Did Rove Put Alabama's Democratic Gov. Siegelman in Jail? Um, No

The Times keeps spreading bad info based on ludicrously thin evidence: "Don Siegelman, the former governor of Alabama, was sentenced to seven years in prison as a result of a prosecution that appears to have been politically motivated."

A Wednesday editorial again relayed the liberal legend that Karl Rove put Alabama's former Democratic Gov. Don Siegelman in jail as part of a politically motivated prosecution in "Holding Mr. Rove in Contempt." (Something the Times has been quite good at.)



In an editorial excoriating Karl Rove for his "lawless decision to defy a Congressional subpoena to testify about the United States attorneys scandals," the Times relayed the old Siegelman prosecution myth it has circulated before.



From Wednesday's editorial:


Congress's investigation of the United States attorneys matter is of the utmost importance. It now seems clear that the Justice Department under Attorney General Alberto Gonzales operated as a partisan political actor, using its prosecutorial authority to help the party in power win elections. That was a grave abuse, which undermined American democracy.


There are real victims in this scandal. Don Siegelman, the former governor of Alabama, was sentenced to seven years in prison as a result of a prosecution that appears to have been politically motivated. Mr. Siegelman is free pending an appeal, but he has already served part of the sentence and could end up returning to prison.
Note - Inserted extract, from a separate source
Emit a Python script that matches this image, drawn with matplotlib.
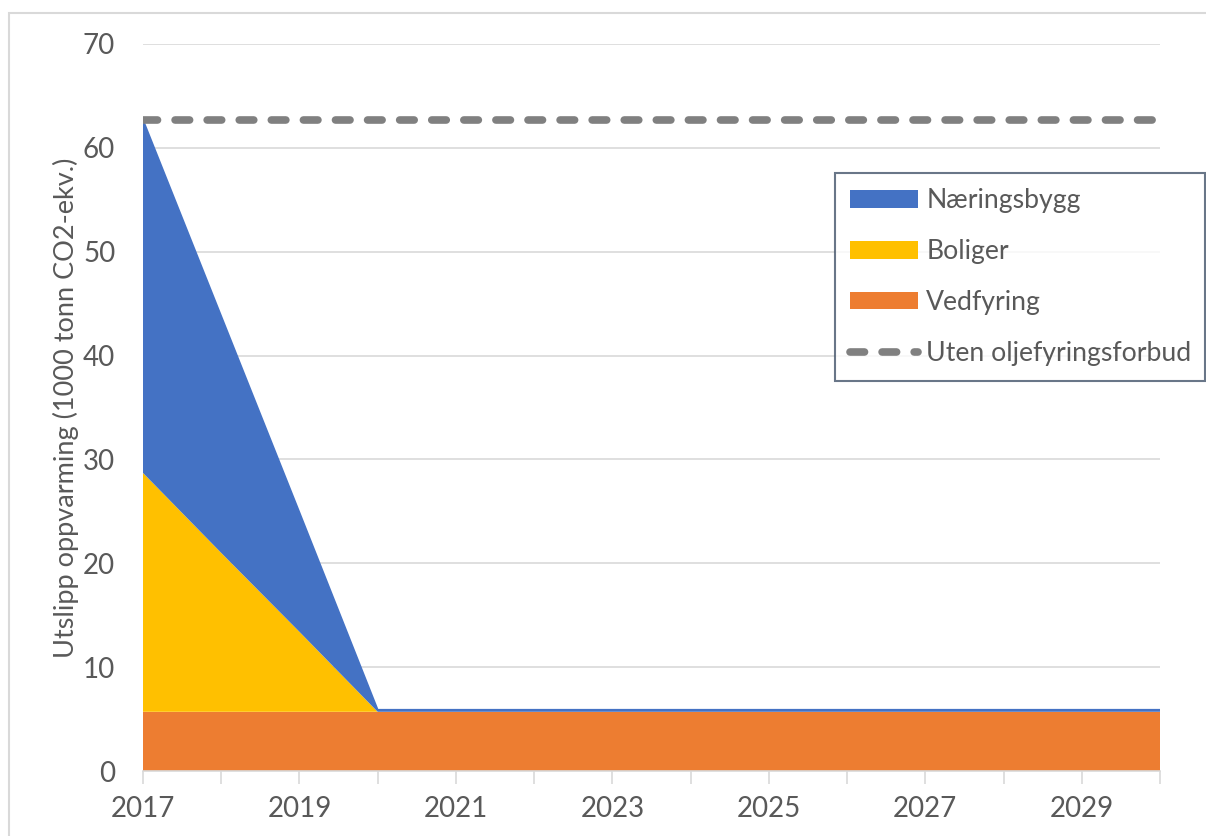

Siegelman, a Democrat, was prosecuted by the Justice Department and ultimately sentenced to federal prison for bribery. Rove's accuser is an Alabama lawyer named Jill Simpson, a "Republican operative" unknown to local party apparatus. Jon Hinderaker took Simpson's gossamer-thin allegations apart in the May 26, 2008 issue of the Weekly Standard. Some choice excerpts:


Jill Simpson is an unusual woman. A lawyer, she has scratched out an uncertain living in DeKalb County, Alabama. Fellow DeKalb County lawyers describe her as "a very strange person" who "lives in her own world." The daughter of rabid Democrats, she has rarely if ever been known to participate in politics as even a low-level volunteer. Yet today, she is a minor celebrity who is unvaryingly described in the press as a "Republican operative." Those who know her in DeKalb County scoff at the idea that she is a Republican at all.


....


Simpson claims to have participated in a phone conversation with several Alabama Republicans in which she was made privy to a plot involving the Republican governor of Alabama, Bob Riley, a former justice of the Alabama Supreme Court, a federal judge, two United States attorneys, several assistant United States attorneys, the Air Force, and, apparently 12 jurors, to "railroad" former governor Don Siegelman into his 2006 conviction for bribery and mail fraud. Every person whose name Simpson has invoked has labeled her story a fantasy, including Siegelman; she claimed to have played a key role both in his giving up his unsuccessful contest of the 2002 gubernatorial election and in his defense of the criminal charges against him.


...


Simpson can offer no evidence that she has ever spoken to or met Karl Rove. Moreover, when she told her story of the alleged conspiracy against Don Siegelman to John Conyers's House Judiciary Committee staff, she said that she heard references to someone named "Carl" in the aforementioned telephone conversation - she made the natural inference that this must be Karl Rove - but never offered the blockbuster claim that Rove himself had recruited her to spy on Siegelman. Neither in the affidavit that she submitted to the committee, nor in 143 pages of sworn testimony that she gave to the committee's staff, did she ever claim to have met Karl Rove, spoken to Karl Rove, or carried out any secret spy missions on his behalf, even though the whole point of her testimony was to try to spin out a plot against Siegelman that was ostensibly led by someone named "Carl."